Shares in the developer of customer-relationship management (CRM) software were up $7.06, or 21 percent, to $41.04. CRM software automates the sales and customer-service operations of large corporations.
Siebel topped analysts' estimates in its first quarter Wednesday, raking in $76.9 million, or 15 cents a share, on sales of $588.7 million. First Call was expecting 11 cents a share on sales of $473 million. The $588.7 million in sales marks an 84 percent improvement from the year-ago quarter, when it earned $35.3 million, or 7 cents a share, on sales of $319.7 million.
Aside from topping the Street's estimates, the company also lived up to its own high expectations, set when it reported its fourth-quarter results. Analysts were shocked at the time when the company raised sales and earnings targets for fiscal 2001 despite signs of a macroeconomic storm brewing and signs of trouble among competitors such as Oracle.
Siebel's news, along with IBM's earnings report Wednesday evening, worked to uplift competitors' shares. Oracle was up $2.11, or 11 percent, to $20.03 Thursday, and Morgan Stanley raised its ratings for several software companies, including Oracle, Siebel, Agile Software and Computer Associates.
Siebel also impressed investors by not announcing as many layoffs as were rumored. The company handed out pink slips to 10 percent of its staff on Wednesday, not the 20 percent that was alleged ahead of the company's earnings report. The cuts were part of its internal performance-evaluation program.
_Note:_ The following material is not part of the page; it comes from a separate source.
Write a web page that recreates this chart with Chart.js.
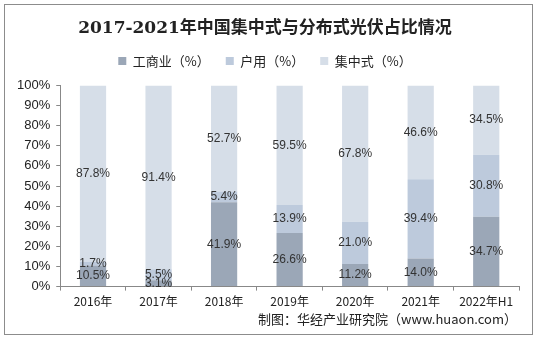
<!DOCTYPE html>
<html>
<head>
<meta charset="utf-8">
<script src="https://cdn.jsdelivr.net/npm/chart.js@4"></script>
<style>
    body { margin: 0; background: #fff; }
    #wrap { position: relative; width: 537px; height: 339px; }
    #frame { position: absolute; left: 4px; top: 4px; width: 527px; height: 329px; border: 1px solid #8c8c8c; pointer-events: none; }
</style>
</head>
<body>
<div id="wrap">
    <canvas id="chart" width="537" height="339"></canvas>
    <div id="frame"></div>
</div>
<script>
// Categories and series (percent)
const years = ['2016年', '2017年', '2018年', '2019年', '2020年', '2021年', '2022年H1'];
const commercial = [10.5, 3.1, 41.9, 26.6, 11.2, 14.0, 34.7];
const household = [1.7, 5.5, 5.4, 13.9, 21.0, 39.4, 30.8];
const centralized = [87.8, 91.4, 52.7, 59.5, 67.8, 46.6, 34.5];

const titleText = '2017-2021年中国集中式与分布式光伏占比情况';
const sourceText = '制图：华经产业研究院（www.huaon.com）';

// Draw value labels in the middle of each segment
const segmentLabels = {
    id: 'segmentLabels',
    afterDatasetsDraw(chart) {
        const ctx = chart.ctx;
        ctx.save();
        ctx.font = '12px "Liberation Sans", Arial, sans-serif';
        ctx.fillStyle = '#333';
        ctx.textAlign = 'center';
        ctx.textBaseline = 'middle';
        chart.data.datasets.forEach((ds, i) => {
            const meta = chart.getDatasetMeta(i);
            meta.data.forEach((bar, j) => {
                const y = (bar.y + bar.base) / 2;
                ctx.fillText(ds.data[j].toFixed(1) + '%', bar.x, y);
            });
        });
        ctx.restore();
    }
};

// Source note at the bottom right
const sourceNote = {
    id: 'sourceNote',
    afterDraw(chart) {
        const ctx = chart.ctx;
        ctx.save();
        ctx.font = '13px "Noto Sans CJK SC", sans-serif';
        ctx.fillStyle = '#222';
        ctx.textAlign = 'right';
        ctx.textBaseline = 'middle';
        ctx.fillText(sourceText, 517, 319);
        ctx.restore();
    }
};

// Extra space below the legend
const legendGap = {
    id: 'legendGap',
    beforeInit(chart) {
        const origFit = chart.legend.fit;
        chart.legend.fit = function () {
            origFit.call(this);
            this.height += 8;
        };
    }
};

const ctx = document.getElementById('chart').getContext('2d');
new Chart(ctx, {
    type: 'bar',
    data: {
        labels: years,
        datasets: [
            { label: '工商业（%）', data: commercial, backgroundColor: '#9ba7b7' },
            { label: '户用（%）', data: household, backgroundColor: '#bdcadc' },
            { label: '集中式（%）', data: centralized, backgroundColor: '#d6dee8' }
        ]
    },
    options: {
        responsive: false,
        animation: false,
        layout: { padding: { left: 11, right: 18, top: 6, bottom: 26 } },
        datasets: { bar: { categoryPercentage: 1, barPercentage: 0.4 } },
        plugins: {
            title: {
                display: true,
                text: titleText,
                color: '#222',
                font: { family: '"DejaVu Serif", "Noto Sans CJK SC", serif', size: 17, weight: 'bold' },
                padding: { top: 12, bottom: 0 }
            },
            legend: {
                display: true,
                position: 'top',
                labels: {
                    boxWidth: 8,
                    boxHeight: 8,
                    padding: 16,
                    color: '#222',
                    font: { family: '"Noto Sans CJK SC", sans-serif', size: 13 }
                }
            },
            tooltip: { enabled: false }
        },
        scales: {
            x: {
                stacked: true,
                grid: { display: true, drawOnChartArea: false, offset: true, tickLength: 4, color: '#888' },
                border: { display: true, color: '#888' },
                ticks: {
                    color: '#222',
                    padding: 4,
                    font: { family: '"Noto Sans CJK SC", sans-serif', size: 12 }
                }
            },
            y: {
                stacked: true,
                min: 0,
                max: 100,
                grid: { display: true, drawOnChartArea: false, tickLength: 4, color: '#888' },
                border: { display: true, color: '#888' },
                ticks: {
                    stepSize: 10,
                    autoSkip: false,
                    color: '#222',
                    padding: 6,
                    font: { family: '"Liberation Sans", Arial, sans-serif', size: 13 },
                    callback: v => v + '%'
                }
            }
        }
    },
    plugins: [segmentLabels, sourceNote, legendGap]
});
</script>
</body>
</html>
Adjustments for "tough" times ahead
Siebel acknowledged that the second quarter and rest of fiscal 2001 will be "tough" and guided numbers lower for the year.
Most analysts maintained their "buy" ratings on the company's first-quarter results, but several lowered their estimates for 2001.
UBS Warburg analyst Ken Carey kept his "buy" rating and remained positive on the stock despite lowering estimates.
"Siebel is the 'gorilla' in the sector and should benefit from the consolidation that is likely to occur," Carey wrote. He recommended that investors who plan to stick around for more than six months get into the stock at current levels.
Robertson Stephens analyst Eric Upin was more cautious. "We would not be aggressive buyers of the stock at this time," Upin wrote. He maintained his "buy" rating and "near-term cautious" outlook on the stock.
He also lowered estimates for the company's second quarter, full year 2001 and 2002 based on management's warning. Upin said these numbers (revenue of $2.2 billion and earnings of 54 cents a share in fiscal 2001, with revenue of $2.49 billion and earnings of 61 cents per share in 2002) are expected to be the absolute minimum the company will produce.
Goldman Sachs analyst Rick Sherlund went against the grain by upgrading Siebel to "buy" and added it to Goldman's recommended list.
"We encourage long-term investors to begin building positions in the stock now even though fundamentals may not have hit bottom," Sherlund wrote. The analyst added that the bad news of slower business conditions for the next two quarters appears to be built into the stock already.